The next morning we had to leave.

Leaving was hard. Harder than it’s been in the past. This time, I realized that I’d not been there in a long time. The last few times I’ve seen everyone has been in TN. I’d almost forgotten how peaceful it was to just be there, with my family, sitting around at Grandpa’s, chatting and listening to him tell bad jokes. Forgotten how nice it is to spend some time around some members of my family. I’d gotten used to being apart from them, but for the first time in a long time I just wanted to stretch the moments out.

Grandpa got upset when I left and that affected me a lot.
The trip back was better. There wasn’t any major traffic jams and we moved at a steady pace. I think it helped Jairo’s hatred of car trips. Which helps me because I needed to know that I could get him to go on them with me.

Thursday, Grandpa had a test done to check his lungs and take a biopsy of the tumors to check for malignancy. They said his bronchial tubes were pretty much clear and they’ll have the results for the tumors on Tuesday.

I feel. . . well, I don’t know how I feel.
Part of me feels like normal. Everything seems fine. It’s going to end up being something minor and we’re all worried for nothing. But there’s this other half of me that’s preparing. Or trying to.
The thing is, I realized, when my grandmother died. Even when she was getting sick and on her deathbed, I was ready for it. It was time. I’m not ready for this to be it.

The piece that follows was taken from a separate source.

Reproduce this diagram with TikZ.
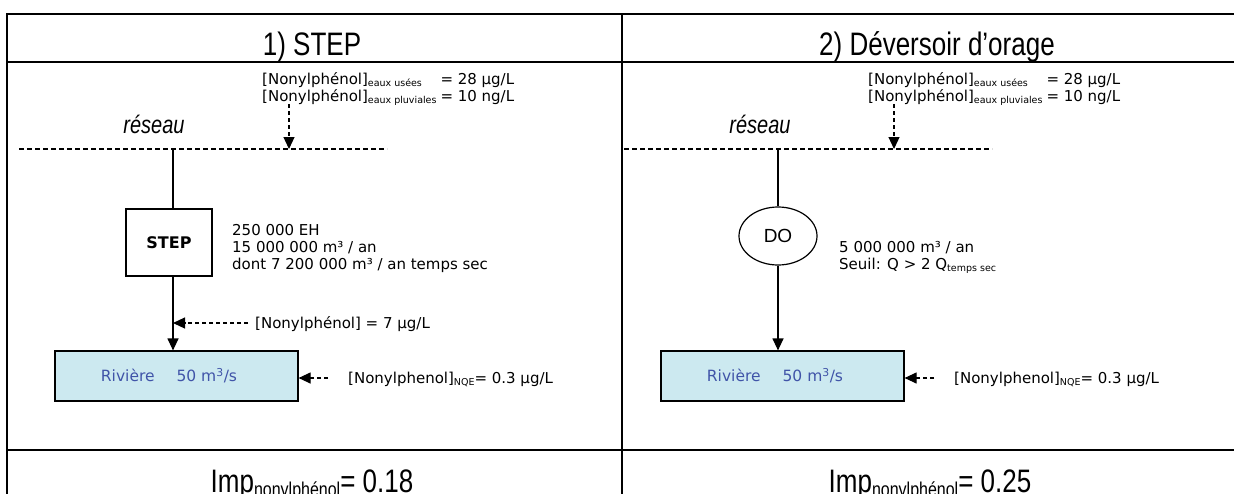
\documentclass[tikz,border=0pt]{standalone}
\usepackage{graphicx}
\usepackage{fontspec}
\setmainfont{DejaVu Sans}
\newfontfamily\arialfont{Liberation Sans}
\usetikzlibrary{arrows.meta,shapes.geometric}

\definecolor{riverfill}{RGB}{204,233,240}
\definecolor{rivertext}{RGB}{64,84,168}

\newcommand\lowtxt[2][9.5]{\raisebox{-0.15em}{\fontsize{#1}{#1}\selectfont #2}}
\newcommand\tall[1]{\scalebox{1}[1.25]{#1}}
\newcommand\nonyl{{[}Nonylphénol{]}}

\tikzset{
  rule/.style={line width=2.4pt},
  pipe/.style={line width=1.2pt},
  flow/.style={line width=1.2pt,-{Triangle[length=12pt,width=11pt]}},
  feed/.style={line width=1.2pt,dash pattern=on 4pt off 3pt,-{Triangle[length=12pt,width=11pt]}},
  net/.style={line width=1.2pt,dash pattern=on 5pt off 3pt},
  info/.style={anchor=base west,inner sep=0pt,font=\fontsize{15}{17}\selectfont},
  headtxt/.style={anchor=base,inner sep=0pt,font=\arialfont\fontsize{26}{28}\selectfont},
  restxt/.style={anchor=base,inner sep=0pt,font=\arialfont\itshape\fontsize{20}{22}\selectfont},
  imptxt/.style={anchor=base,inner sep=0pt,font=\arialfont\fontsize{26}{28}\selectfont},
  river/.style={draw,line width=1.2pt,fill=riverfill,text=rivertext,minimum width=243pt,
    minimum height=50pt,inner sep=0pt,font=\fontsize{15.5}{17}\selectfont},
}

\begin{document}
\begin{tikzpicture}[x=1pt,y=-1pt]
    \useasboundingbox (0,0) rectangle (1234,493);
    % table
    \draw[rule] (7,520) -- (7,14) -- (1250,14);
    \draw[rule] (7,62) -- (1250,62);
    \draw[rule] (7,450) -- (1250,450);
    \draw[rule] (622,14) -- (622,520);
    \node[headtxt] (head1) at (312,55) {\tall{1) STEP}};
    \node[headtxt] (head2) at (937,55) {\tall{2) Déversoir d’orage}};

    % 1) STEP
    \node[info] (conc1) at (262,84) {\begin{tabular}[t]{@{}l@{\hspace{4pt}}l@{}}
        \nonyl\lowtxt{eaux usées} & = 28 µg/L\\
        \nonyl\lowtxt{eaux pluviales} & = 10 ng/L\end{tabular}};
    \node[restxt] (res1) at (154,133) {\tall{réseau}};
    \coordinate (net1a) at (19,149);
    \coordinate (net1b) at (387,149);
    \draw[net] (net1a) -- (net1b);
    \coordinate (in1) at (289,104);
    \draw[feed] (in1) -- (in1 |- net1a);
    \node[draw,line width=1.2pt,minimum width=86pt,minimum height=67pt,inner sep=0pt,
      font=\bfseries\fontsize{16}{18}\selectfont] (step) at (169,242.5) {STEP};
    \coordinate (jn1) at (173,149);
    \draw[pipe] (jn1) -- (jn1 |- step.north);
    \node[info] (data1) at (232,235) {\begin{tabular}[t]{@{}l@{}}
        250 000 EH\\
        15 000 000 m³ / an\\
        dont 7 200 000 m³ / an temps sec\end{tabular}};
    \node[river] (riv1) at (176.5,376) {Rivière\hspace{22pt}50 m\textsuperscript{3}/s\hspace*{15pt}};
    \draw[flow] (jn1 |- step.south) -- (jn1 |- riv1.north);
    % effluent
    \coordinate (eff1) at (248,323);
    \draw[feed] (eff1) -- (eff1 -| jn1);
    \node[info] (out1) at (255,328) {\nonyl{} = 7 µg/L};
    % NQE
    \coordinate (nq1) at (328,378);
    \draw[feed] (nq1) -- (nq1 -| riv1.east);
    \node[info] (nqe1) at (348,383) {{[}Nonylphenol{]}\lowtxt{NQE}= 0.3 µg/L};
    \node[imptxt] (imp1) at (312,492) {\tall{Imp\lowtxt[16]{nonylphénol}= 0.18}};

    % 2) Deversoir d'orage
    \node[info] (conc2) at (868,84) {\begin{tabular}[t]{@{}l@{\hspace{4pt}}l@{}}
        \nonyl\lowtxt{eaux usées} & = 28 µg/L\\
        \nonyl\lowtxt{eaux pluviales} & = 10 ng/L\end{tabular}};
    \node[restxt] (res2) at (760,133) {\tall{réseau}};
    \coordinate (net2a) at (624,149);
    \coordinate (net2b) at (992,149);
    \draw[net] (net2a) -- (net2b);
    \coordinate (in2) at (894,104);
    \draw[feed] (in2) -- (in2 |- net2a);
    \node[draw,ellipse,line width=1.2pt,minimum width=78pt,minimum height=58pt,inner sep=0pt,
      font=\arialfont\fontsize{19}{21}\selectfont] (do) at (778,236) {DO};
    \coordinate (jn2) at (778,149);
    \draw[pipe] (jn2) -- (do.north);
    \node[info] (data2) at (839,252) {\begin{tabular}[t]{@{}l@{}}
        5 000 000 m³ / an\\
        Seuil: Q > 2 Q\lowtxt{temps sec}\end{tabular}};
    \node[river] (riv2) at (782.5,376) {Rivière\hspace{22pt}50 m\textsuperscript{3}/s\hspace*{15pt}};
    \draw[flow] (do.south) -- (do.south |- riv2.north);
    % NQE
    \coordinate (nq2) at (934,378);
    \draw[feed] (nq2) -- (nq2 -| riv2.east);
    \node[info] (nqe2) at (954,383) {{[}Nonylphenol{]}\lowtxt{NQE}= 0.3 µg/L};
    \node[imptxt] (imp2) at (930,492) {\tall{Imp\lowtxt[16]{nonylphénol}= 0.25}};
\end{tikzpicture}
\end{document}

But I refuse to talk to him like it’s something horrible. He keeps saying stuff about “once I get this lung thing taken care of” and my mom thinks he’s so unaware. I think he’s just choosing not to focus negatively. And I’m not going to make him.

And I’m pissed at my mother. I can’t understand how she can still be smoking. She has little heart attacks because of cigarette smoke, her mother told her on her deathbed to stop smoking, her father now has emphazema and probably lung cancer. What the hell more incentive does she need to quit?!?

Since the trip I hate to admit it but life has pretty much gone back to normal. Except that I had to catch up on some sleep. I’m waiting to see what they say tomorrow.